The following figure illustrates the various capabilities of the Metadata Layer:

The Metadata Layer

Understanding Data Lake tiers

In the following section, let us take a short tour of each of the three tiers in the Data Lake.

The Data Intake tier

The Data Intake tier includes all the processing services that connect to external sources and the storage area for acquiring variant source data in consumable increments.

The Intake tier has three zones, and the data flows sequentially through these zones. The zones in the Intake tier are as follows:

Source System Zone
Transient landing zone
Raw Zone

Let us examine each zone of this tier in detail:

The Source System Zone

The processing services that are needed to connect to external systems are encapsulated in the Source System Zone. This zone primarily deals with the connectivity and acquires data from the external source systems.

In the Source System Zone, the timeliness of data acquisition from the external sources is determined by specific application requirements. In certain classes of applications, it is required to pull log/sensor data in near-real-time and flag anomalies in real-time. In other classes of applications, it is fine to live with batch data trickling at intervals as long as a day—this class uses all the historical data to perform analysis. The Data Intake tier, therefore, should be architected in consideration to the wide latitude in storage requirements of the aforementioned application needs.
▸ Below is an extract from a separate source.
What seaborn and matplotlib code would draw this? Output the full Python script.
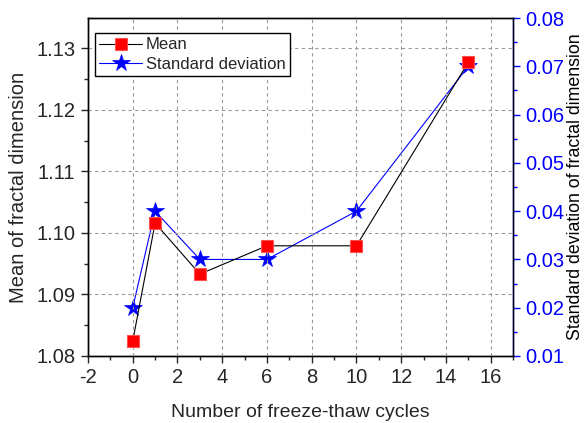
import matplotlib
matplotlib.use("Agg")
import matplotlib.pyplot as plt
from matplotlib.ticker import MultipleLocator
from matplotlib.lines import Line2D
import seaborn as sns
import pandas as pd

cycles = [0, 1, 3, 6, 10, 15]
mean_fd = [1.0824, 1.1016, 1.0933, 1.0979, 1.0979, 1.1277]
std_fd = [0.020, 0.040, 0.030, 0.030, 0.040, 0.070]

x_ticks = [-2, 0, 2, 4, 6, 8, 10, 12, 14, 16]
left_ticks = [1.08, 1.09, 1.10, 1.11, 1.12, 1.13]
right_ticks = [0.01, 0.02, 0.03, 0.04, 0.05, 0.06, 0.07, 0.08]

df = pd.DataFrame({"cycles": cycles, "mean": mean_fd, "std": std_fd})

sns.set_style("ticks")
plt.rcParams["font.family"] = ["Liberation Sans", "DejaVu Sans"]

fig = plt.figure(figsize=(5.85, 4.23), dpi=100)
ax = fig.add_axes([0.1504, 0.1584, 0.7266, 0.799])
ax2 = ax.twinx()

sq_style = dict(marker="s", markersize=9, markerfacecolor="red",
                markeredgecolor="#ff5050", markeredgewidth=0.8)
star_style = dict(marker="*", markersize=13, markerfacecolor="blue",
                  markeredgecolor="blue", markeredgewidth=0.5)

sns.lineplot(data=df, x="cycles", y="mean", ax=ax, color="black", lw=0.8,
             zorder=3, **sq_style)
sns.lineplot(data=df, x="cycles", y="std", ax=ax2, color="blue", lw=0.8,
             zorder=3, **star_style)

ax.set_xlim(-2, 17)
ax.set_ylim(1.08, 1.1349)
ax2.set_ylim(0.01, 0.08)

ax.set_xticks(x_ticks)
ax.set_xticklabels([str(t) for t in x_ticks])
ax.xaxis.set_minor_locator(MultipleLocator(1))
ax.set_yticks(left_ticks)
ax.set_yticklabels([f"{t:.2f}" for t in left_ticks])
ax.yaxis.set_minor_locator(MultipleLocator(0.005))
ax2.set_yticks(right_ticks)
ax2.set_yticklabels([f"{t:.2f}" for t in right_ticks])
ax2.yaxis.set_minor_locator(MultipleLocator(0.005))

ax.grid(True, which="major", color="#999999", ls=(0, (3, 3)), lw=0.8)
ax.set_axisbelow(True)

for a in (ax, ax2):
    for s in a.spines.values():
        s.set_linewidth(1.0)
        s.set_color("black")
    a.tick_params(which="major", length=5, width=1, direction="out",
                  labelsize=14.5, pad=4)
    a.tick_params(which="minor", length=3, width=1, direction="out")
ax2.spines["right"].set_color("blue")
ax2.tick_params(axis="y", which="both", colors="blue", labelcolor="blue")

ax.set_xlabel("Number of freeze-thaw cycles", fontsize=14, labelpad=12)
ax.set_ylabel("Mean of fractal dimension", fontsize=14.5, labelpad=6)
ax2.set_ylabel("Standard deviation of fractal dimension", fontsize=12.8,
               color="black", labelpad=2)

handles = [
    Line2D([], [], color="black", lw=0.8, **sq_style),
    Line2D([], [], color="blue", lw=0.8, **star_style),
]
leg = ax.legend(handles, ["Mean", "Standard deviation"], loc="upper left",
                bbox_to_anchor=(0.016, 0.955), fontsize=12, frameon=True,
                fancybox=False, edgecolor="black", framealpha=1,
                handlelength=2.6, handletextpad=0.2, borderpad=0.25,
                labelspacing=0.25, borderaxespad=0)
leg.get_frame().set_linewidth(1.0)
if ax2.get_legend() is not None:
    ax2.get_legend().remove()
ax.set_zorder(ax2.get_zorder() + 1)
ax.patch.set_visible(False)

fig.savefig("out.png", dpi=100)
The following figure depicts the three broad types of data that would be ingested and categorized by their timeliness:

The timeliness of Data

The Data Intake tier also contains the required processing that can "PULL" data from external sources and also consume the "PUSHED" data from external sources.
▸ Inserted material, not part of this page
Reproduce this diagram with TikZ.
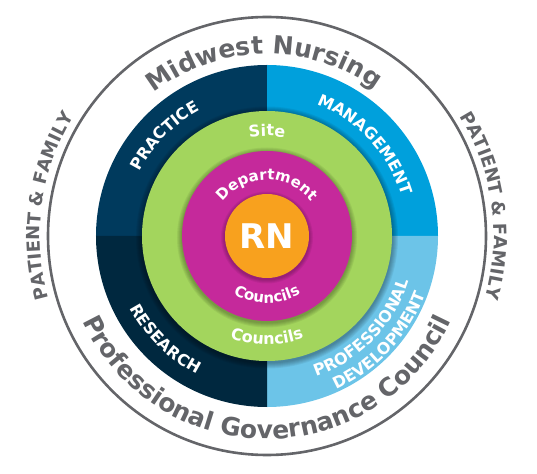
\documentclass[tikz,border=0pt]{standalone}
\usepackage{fontspec}
\setmainfont{DejaVu Sans}
\definecolor{cgrey}{HTML}{646569}
\definecolor{cpractice}{HTML}{003A5D}
\definecolor{cresearch}{HTML}{00283F}
\definecolor{cmanage}{HTML}{00A0DC}
\definecolor{cprofdev}{HTML}{6CC4E8}
\definecolor{cgreen}{HTML}{A3D55D}
\definecolor{cmagenta}{HTML}{C5299B}
\definecolor{corange}{HTML}{F8A11E}
\tikzset{
  shadowring/.style={fill=black, fill opacity=0.06},
  glyphnode/.style={inner sep=0pt, anchor=base},
}
\newcounter{arcch}
\newcommand\measureglyph[2]{% #1 size, #2 glyph -> \wval (pt, with unit)
  \pgfinterruptpicture
    \setbox0=\hbox{\fontsize{#1}{#1}\selectfont\bfseries #2}%
    \xdef\wval{\the\wd0}%
  \endpgfinterruptpicture
}
% #1 colour, #2 font size, #3 baseline radius (pt), #4 centre angle,
% #5 direction (1 = clockwise, tops outward; -1 = counter-clockwise, tops inward), #6 list of glyphs
\newcommand\arclabel[6]{%
  \gdef\arcWtot{0}%
  \foreach \glyph in {#6}{%
    \measureglyph{#2}{\glyph}%
    \pgfmathsetmacro\tmpw{\arcWtot+\wval}%
    \global\let\arcWtot\tmpw
  }%
  \pgfmathsetmacro\arcstart{#4+(#5)*deg(0.5*\arcWtot/#3)}%
  \global\let\arcstartg\arcstart
  \gdef\arcCum{0}%
  \foreach \glyph in {#6}{%
    \measureglyph{#2}{\glyph}%
    \pgfmathsetmacro\ang{\arcstartg-(#5)*deg((\arcCum+0.5*\wval)/#3)}%
    \pgfmathsetmacro\rot{\ang-(#5)*90}%
    \stepcounter{arcch}%
    \node[glyphnode, name=ch\arabic{arcch}, text=#1, rotate=\rot,
          font=\fontsize{#2}{#2}\selectfont\bfseries] at (\ang:#3pt) {\glyph};%
    \pgfmathsetmacro\tmpc{\arcCum+\wval}%
    \global\let\arcCum\tmpc
  }%
}
\begin{document}
\begin{tikzpicture}
\useasboundingbox (-267pt,-237pt) rectangle (270pt,236pt);
% outer grey ring
\draw[cgrey, line width=2.6pt] (0,0) circle[radius=219pt];
% quadrants
\fill[cpractice] (0,0) -- (180:171pt) arc[start angle=180, end angle=90, radius=171pt] -- cycle;
\fill[cmanage] (0,0) -- (90:171pt) arc[start angle=90, end angle=0, radius=171pt] -- cycle;
\fill[cprofdev] (0,0) -- (0:171pt) arc[start angle=0, end angle=-90, radius=171pt] -- cycle;
\fill[cresearch] (0,0) -- (270:171pt) arc[start angle=270, end angle=180, radius=171pt] -- cycle;
% green ring with shadow
\foreach \d in {1,2,3,4,5,6}{\fill[shadowring] (0,-1.5pt) circle[radius=125pt+\d pt];}
\fill[cgreen] (0,0) circle[radius=125pt];
% magenta ring with shadow
\foreach \d in {1,2,3,4,5}{\fill[shadowring] (0,-1.5pt) circle[radius=85pt+\d pt];}
\fill[cmagenta] (0,0) circle[radius=85pt];
% orange centre with shadow
\foreach \d in {1,2,3,4}{\fill[shadowring] (0,-1.5pt) circle[radius=42pt+\d pt];}
\fill[corange] (0,0) circle[radius=42pt];
\node[inner sep=0pt, text=white, font=\fontsize{34}{34}\selectfont\bfseries] (rn) at (0,0) {RN};
% outer texts
\arclabel{cgrey}{25}{182}{91}{1}{M,i,d,w,e,s,t,{\ },N,u,r,s,i,n,g}
\arclabel{cgrey}{25}{203}{270}{-1}{P,r,o,f,e,s,s,i,o,n,a,l,{\ },G,o,v,e,r,n,a,n,c,e,{\ },C,o,u,n,c,i,l}
\arclabel{cgrey}{18}{227}{172}{1}{P,A,T,I,E,N,T,{\ },\&,{\ },F,A,M,I,L,Y}
\arclabel{cgrey}{18}{227}{8}{1}{P,A,T,I,E,N,T,{\ },\&,{\ },F,A,M,I,L,Y}
% quadrant texts
\arclabel{white}{16}{142.5}{135.7}{1}{P,R,A,C,T,I,C,E}
\arclabel{white}{16}{140.5}{43}{1}{M,A,N,A,G,E,M,E,N,T}
\arclabel{white}{16}{155}{225.4}{-1}{R,E,S,E,A,R,C,H}
\arclabel{white}{16}{149}{315.8}{-1}{P,R,O,F,E,S,S,I,O,N,A,L}
\arclabel{white}{16}{168.5}{317}{-1}{D,E,V,E,L,O,P,M,E,N,T}
% inner ring texts
\arclabel{white}{16}{100}{90}{1}{S,i,t,e}
\arclabel{white}{16}{108.5}{270}{-1}{C,o,u,n,c,i,l,s}
\arclabel{white}{15}{56}{90}{1}{D,e,p,a,r,t,m,e,n,t}
\arclabel{white}{15}{67}{270}{-1}{C,o,u,n,c,i,l,s}
\end{tikzpicture}
\end{document}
The data sources from which data can be "PULLED" by the Intake tier include the following:

Operational Data Stores ODS
Data Warehouses
Online Transaction Processing Systems (OLTP)
NoSQL systems
Mainframes
Audio
Video

Data sources that can "PUSH" data to the Intake tier include the following:

Clickstream and machine logs such as Apache common logs
Social media data from Twitter and so on
Sensor data such as temperature, body sensors (Fitbit), and so on

The Transient Zone

A Transient landing zone is a predefined, secured intermediate location where the data from various source systems will be stored before moving it into the raw zone. Generally, the transient landing zone is a file-based storage where the data is organized by source systems. Record counts and file-size checks are carried out on the data in this zone before it is moved into the raw zone.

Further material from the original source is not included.